» Work instructions:
Show each line of the data below that has the string "matplotlib" in it.

» Data supplied:
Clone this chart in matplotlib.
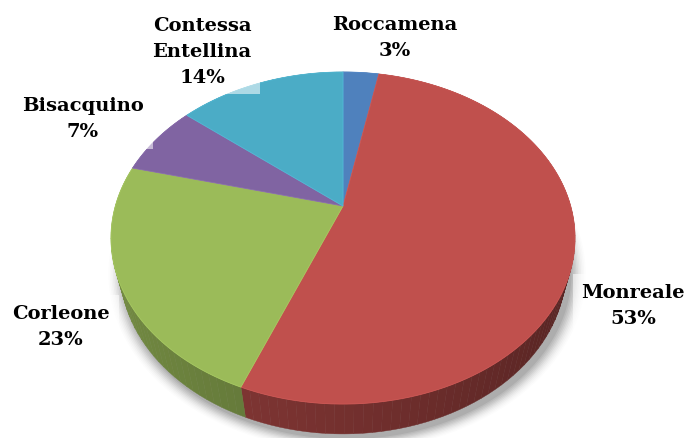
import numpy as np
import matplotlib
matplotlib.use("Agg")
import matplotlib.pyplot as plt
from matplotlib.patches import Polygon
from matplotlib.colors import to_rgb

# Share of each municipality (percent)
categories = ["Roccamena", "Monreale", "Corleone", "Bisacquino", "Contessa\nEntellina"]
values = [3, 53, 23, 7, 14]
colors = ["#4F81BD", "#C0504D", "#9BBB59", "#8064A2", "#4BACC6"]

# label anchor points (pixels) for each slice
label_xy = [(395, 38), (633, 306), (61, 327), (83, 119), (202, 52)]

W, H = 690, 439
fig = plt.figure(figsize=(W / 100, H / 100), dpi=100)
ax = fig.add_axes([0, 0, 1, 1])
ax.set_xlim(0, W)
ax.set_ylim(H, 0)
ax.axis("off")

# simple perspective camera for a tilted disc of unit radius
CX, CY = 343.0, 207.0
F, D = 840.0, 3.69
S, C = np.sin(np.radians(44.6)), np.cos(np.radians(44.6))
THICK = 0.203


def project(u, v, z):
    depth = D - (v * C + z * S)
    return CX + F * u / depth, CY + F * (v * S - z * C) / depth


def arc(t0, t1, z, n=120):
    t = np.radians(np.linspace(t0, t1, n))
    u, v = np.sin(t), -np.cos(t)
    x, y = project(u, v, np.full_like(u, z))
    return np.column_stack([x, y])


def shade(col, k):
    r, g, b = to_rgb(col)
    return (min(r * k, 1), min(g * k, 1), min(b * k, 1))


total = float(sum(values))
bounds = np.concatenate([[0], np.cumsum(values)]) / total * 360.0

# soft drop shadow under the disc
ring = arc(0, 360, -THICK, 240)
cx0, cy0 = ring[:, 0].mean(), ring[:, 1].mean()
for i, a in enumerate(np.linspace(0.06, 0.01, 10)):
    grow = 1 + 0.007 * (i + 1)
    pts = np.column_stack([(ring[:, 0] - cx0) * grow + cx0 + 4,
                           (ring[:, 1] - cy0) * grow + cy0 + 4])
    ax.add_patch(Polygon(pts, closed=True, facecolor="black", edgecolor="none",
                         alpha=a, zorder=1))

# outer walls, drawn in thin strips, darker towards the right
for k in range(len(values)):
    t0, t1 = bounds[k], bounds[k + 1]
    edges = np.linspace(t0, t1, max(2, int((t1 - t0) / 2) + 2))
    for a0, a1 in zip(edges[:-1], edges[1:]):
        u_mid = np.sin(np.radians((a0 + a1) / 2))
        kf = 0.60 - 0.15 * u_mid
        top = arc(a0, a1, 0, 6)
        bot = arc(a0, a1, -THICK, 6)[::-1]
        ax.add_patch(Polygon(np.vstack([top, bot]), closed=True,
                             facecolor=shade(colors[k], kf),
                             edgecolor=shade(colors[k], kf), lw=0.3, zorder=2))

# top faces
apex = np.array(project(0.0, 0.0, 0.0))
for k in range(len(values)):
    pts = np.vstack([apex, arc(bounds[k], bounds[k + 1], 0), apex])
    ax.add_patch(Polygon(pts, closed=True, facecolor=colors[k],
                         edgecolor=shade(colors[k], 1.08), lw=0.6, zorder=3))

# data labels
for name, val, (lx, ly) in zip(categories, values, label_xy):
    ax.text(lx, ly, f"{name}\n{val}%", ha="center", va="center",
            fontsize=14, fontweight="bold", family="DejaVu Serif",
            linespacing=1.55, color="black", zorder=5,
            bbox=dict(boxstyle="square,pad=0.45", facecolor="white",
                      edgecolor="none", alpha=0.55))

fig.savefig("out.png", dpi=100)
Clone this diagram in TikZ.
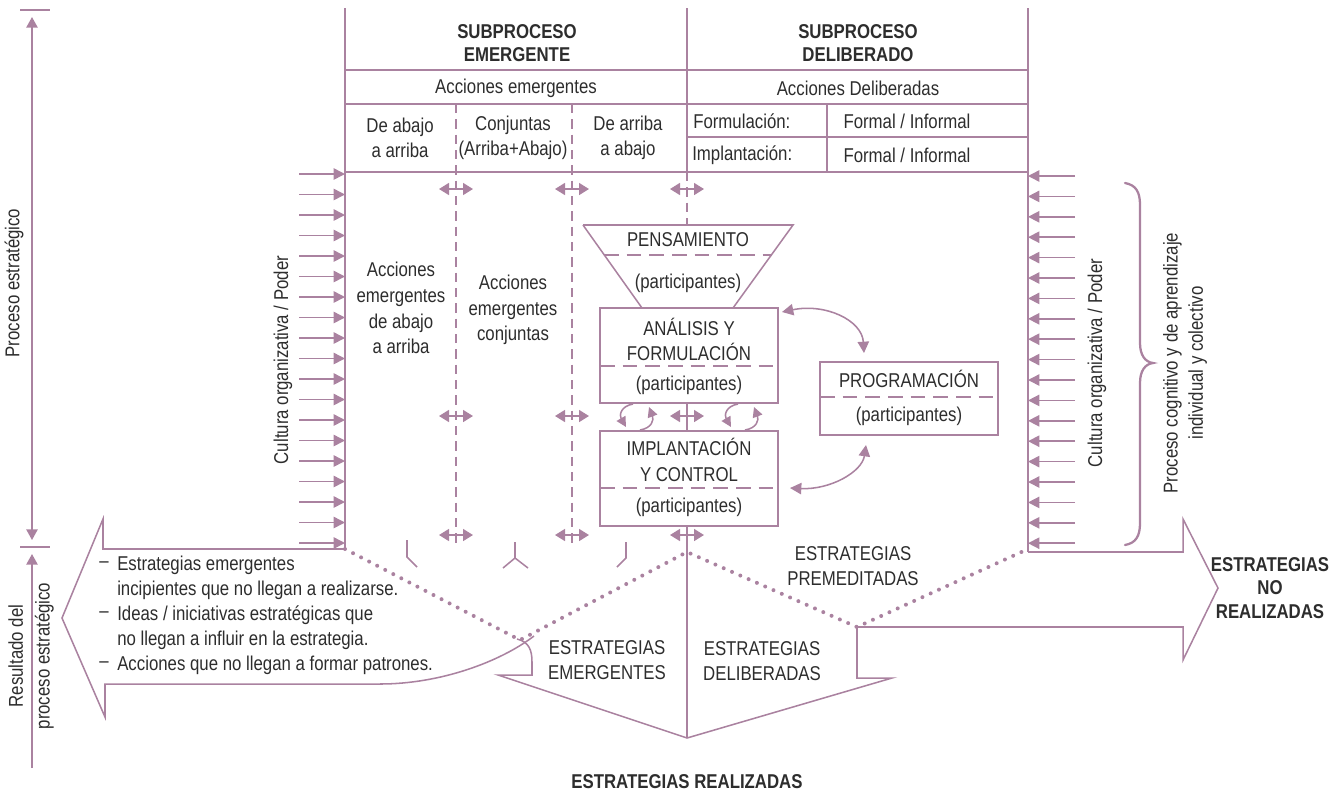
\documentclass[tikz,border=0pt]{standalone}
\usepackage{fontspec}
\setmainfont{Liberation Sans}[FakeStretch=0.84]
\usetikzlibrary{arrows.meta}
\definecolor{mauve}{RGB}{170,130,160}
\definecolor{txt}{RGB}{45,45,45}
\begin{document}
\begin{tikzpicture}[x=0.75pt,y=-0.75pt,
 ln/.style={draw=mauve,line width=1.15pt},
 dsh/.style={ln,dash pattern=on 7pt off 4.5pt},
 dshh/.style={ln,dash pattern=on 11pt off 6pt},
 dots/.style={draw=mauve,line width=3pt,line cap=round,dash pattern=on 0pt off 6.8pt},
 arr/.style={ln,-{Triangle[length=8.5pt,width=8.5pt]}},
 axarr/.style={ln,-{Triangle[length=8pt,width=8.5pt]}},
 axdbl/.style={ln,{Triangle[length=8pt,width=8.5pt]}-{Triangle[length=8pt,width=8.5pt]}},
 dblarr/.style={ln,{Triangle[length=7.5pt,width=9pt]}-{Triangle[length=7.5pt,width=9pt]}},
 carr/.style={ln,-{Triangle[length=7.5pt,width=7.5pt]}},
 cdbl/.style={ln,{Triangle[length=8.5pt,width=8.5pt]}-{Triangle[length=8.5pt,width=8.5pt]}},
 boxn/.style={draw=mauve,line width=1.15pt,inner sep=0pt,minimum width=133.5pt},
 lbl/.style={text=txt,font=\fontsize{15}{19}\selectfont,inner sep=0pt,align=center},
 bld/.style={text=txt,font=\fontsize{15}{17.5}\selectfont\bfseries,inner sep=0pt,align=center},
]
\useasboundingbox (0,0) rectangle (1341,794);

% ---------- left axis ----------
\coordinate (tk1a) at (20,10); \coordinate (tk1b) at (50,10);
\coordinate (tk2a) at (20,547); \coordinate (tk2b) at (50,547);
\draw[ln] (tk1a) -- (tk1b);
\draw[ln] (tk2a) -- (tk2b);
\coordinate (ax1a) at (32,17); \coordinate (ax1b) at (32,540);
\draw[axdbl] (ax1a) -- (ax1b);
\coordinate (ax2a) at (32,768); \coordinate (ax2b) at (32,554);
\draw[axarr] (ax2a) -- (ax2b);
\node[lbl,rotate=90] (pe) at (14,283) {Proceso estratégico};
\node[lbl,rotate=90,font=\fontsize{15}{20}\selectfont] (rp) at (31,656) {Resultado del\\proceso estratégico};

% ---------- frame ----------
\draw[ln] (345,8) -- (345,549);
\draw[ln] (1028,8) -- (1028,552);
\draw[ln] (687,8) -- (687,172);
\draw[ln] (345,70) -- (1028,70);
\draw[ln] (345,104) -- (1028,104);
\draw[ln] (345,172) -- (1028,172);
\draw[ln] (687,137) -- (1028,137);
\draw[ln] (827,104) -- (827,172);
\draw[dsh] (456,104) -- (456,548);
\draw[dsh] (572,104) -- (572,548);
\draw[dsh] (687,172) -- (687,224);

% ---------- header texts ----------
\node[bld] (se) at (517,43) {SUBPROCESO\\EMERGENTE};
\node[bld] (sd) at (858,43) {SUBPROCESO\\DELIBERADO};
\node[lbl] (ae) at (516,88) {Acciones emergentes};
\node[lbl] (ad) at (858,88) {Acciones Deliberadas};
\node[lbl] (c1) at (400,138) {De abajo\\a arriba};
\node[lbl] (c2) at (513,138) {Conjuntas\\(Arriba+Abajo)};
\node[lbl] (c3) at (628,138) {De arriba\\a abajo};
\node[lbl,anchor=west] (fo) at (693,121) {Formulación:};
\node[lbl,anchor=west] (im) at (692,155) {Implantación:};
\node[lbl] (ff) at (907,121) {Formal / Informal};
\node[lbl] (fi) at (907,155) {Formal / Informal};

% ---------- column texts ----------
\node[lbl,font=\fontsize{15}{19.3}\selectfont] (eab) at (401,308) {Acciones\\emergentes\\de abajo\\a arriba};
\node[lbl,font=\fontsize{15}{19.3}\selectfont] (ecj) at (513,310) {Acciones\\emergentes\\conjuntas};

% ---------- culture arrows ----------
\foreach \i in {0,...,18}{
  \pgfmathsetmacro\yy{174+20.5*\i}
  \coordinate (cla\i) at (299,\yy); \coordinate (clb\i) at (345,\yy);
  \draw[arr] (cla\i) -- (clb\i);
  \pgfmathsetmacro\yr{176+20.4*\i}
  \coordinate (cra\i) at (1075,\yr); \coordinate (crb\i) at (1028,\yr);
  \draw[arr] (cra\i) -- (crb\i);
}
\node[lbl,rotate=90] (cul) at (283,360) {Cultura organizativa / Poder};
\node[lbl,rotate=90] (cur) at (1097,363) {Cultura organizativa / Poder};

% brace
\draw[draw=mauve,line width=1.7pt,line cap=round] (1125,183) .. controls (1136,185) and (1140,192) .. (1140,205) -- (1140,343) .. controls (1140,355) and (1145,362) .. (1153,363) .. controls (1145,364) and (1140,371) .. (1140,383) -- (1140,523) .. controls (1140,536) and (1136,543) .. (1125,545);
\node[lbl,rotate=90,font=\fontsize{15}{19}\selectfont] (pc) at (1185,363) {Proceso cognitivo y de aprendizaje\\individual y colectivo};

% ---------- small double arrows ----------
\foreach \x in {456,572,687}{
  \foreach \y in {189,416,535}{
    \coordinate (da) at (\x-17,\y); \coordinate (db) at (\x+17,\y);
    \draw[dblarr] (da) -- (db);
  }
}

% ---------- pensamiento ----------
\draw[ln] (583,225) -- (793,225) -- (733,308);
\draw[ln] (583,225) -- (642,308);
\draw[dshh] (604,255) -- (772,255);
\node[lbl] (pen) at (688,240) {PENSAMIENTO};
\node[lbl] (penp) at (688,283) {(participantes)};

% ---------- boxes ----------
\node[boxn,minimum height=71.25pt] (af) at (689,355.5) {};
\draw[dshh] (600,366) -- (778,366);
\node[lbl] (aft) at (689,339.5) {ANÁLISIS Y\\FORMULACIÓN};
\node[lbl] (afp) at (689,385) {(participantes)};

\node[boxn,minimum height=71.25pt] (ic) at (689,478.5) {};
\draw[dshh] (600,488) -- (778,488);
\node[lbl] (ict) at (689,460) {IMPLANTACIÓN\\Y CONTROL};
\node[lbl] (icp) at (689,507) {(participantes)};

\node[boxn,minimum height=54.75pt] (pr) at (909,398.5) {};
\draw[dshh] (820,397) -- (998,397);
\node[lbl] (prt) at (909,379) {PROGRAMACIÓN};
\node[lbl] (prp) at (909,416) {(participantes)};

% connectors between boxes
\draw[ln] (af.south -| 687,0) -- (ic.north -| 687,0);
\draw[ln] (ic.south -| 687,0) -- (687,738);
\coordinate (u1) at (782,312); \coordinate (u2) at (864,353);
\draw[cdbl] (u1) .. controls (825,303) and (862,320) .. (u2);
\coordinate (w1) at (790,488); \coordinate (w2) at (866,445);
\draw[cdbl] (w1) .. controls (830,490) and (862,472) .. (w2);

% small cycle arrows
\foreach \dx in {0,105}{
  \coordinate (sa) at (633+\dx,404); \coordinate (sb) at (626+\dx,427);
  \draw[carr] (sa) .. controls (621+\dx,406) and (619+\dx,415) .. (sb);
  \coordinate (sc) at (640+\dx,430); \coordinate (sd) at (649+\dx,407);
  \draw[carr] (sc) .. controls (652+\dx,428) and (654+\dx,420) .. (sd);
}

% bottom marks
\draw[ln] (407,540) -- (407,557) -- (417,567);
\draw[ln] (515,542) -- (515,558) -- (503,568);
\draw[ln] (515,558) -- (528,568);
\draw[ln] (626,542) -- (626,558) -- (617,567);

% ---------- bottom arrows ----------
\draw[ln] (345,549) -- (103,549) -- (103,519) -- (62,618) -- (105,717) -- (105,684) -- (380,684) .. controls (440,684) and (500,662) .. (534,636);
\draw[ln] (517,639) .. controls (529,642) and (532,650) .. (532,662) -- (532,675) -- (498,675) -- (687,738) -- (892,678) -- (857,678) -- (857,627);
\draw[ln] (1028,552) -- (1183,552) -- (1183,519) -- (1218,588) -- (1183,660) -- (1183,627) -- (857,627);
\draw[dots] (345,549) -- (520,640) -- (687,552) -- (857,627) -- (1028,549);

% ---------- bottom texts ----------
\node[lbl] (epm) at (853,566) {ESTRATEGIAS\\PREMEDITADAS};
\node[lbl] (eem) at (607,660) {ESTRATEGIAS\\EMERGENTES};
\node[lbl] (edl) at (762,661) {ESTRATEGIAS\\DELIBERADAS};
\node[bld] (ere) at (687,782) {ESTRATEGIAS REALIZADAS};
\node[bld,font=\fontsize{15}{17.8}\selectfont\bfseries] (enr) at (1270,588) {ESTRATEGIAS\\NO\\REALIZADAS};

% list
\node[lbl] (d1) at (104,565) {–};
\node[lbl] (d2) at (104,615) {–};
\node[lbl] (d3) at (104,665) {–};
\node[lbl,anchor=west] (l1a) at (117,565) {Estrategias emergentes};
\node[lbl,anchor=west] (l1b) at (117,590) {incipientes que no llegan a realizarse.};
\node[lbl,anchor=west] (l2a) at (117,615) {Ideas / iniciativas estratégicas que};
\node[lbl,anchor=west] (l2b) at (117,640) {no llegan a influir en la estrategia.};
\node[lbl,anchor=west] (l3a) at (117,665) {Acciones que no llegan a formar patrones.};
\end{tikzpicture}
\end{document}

» Full response:
Clone this chart in matplotlib.
import matplotlib
matplotlib.use("Agg")
import matplotlib.pyplot as plt
from matplotlib.patches import Polygon
from matplotlib.colors import to_rgb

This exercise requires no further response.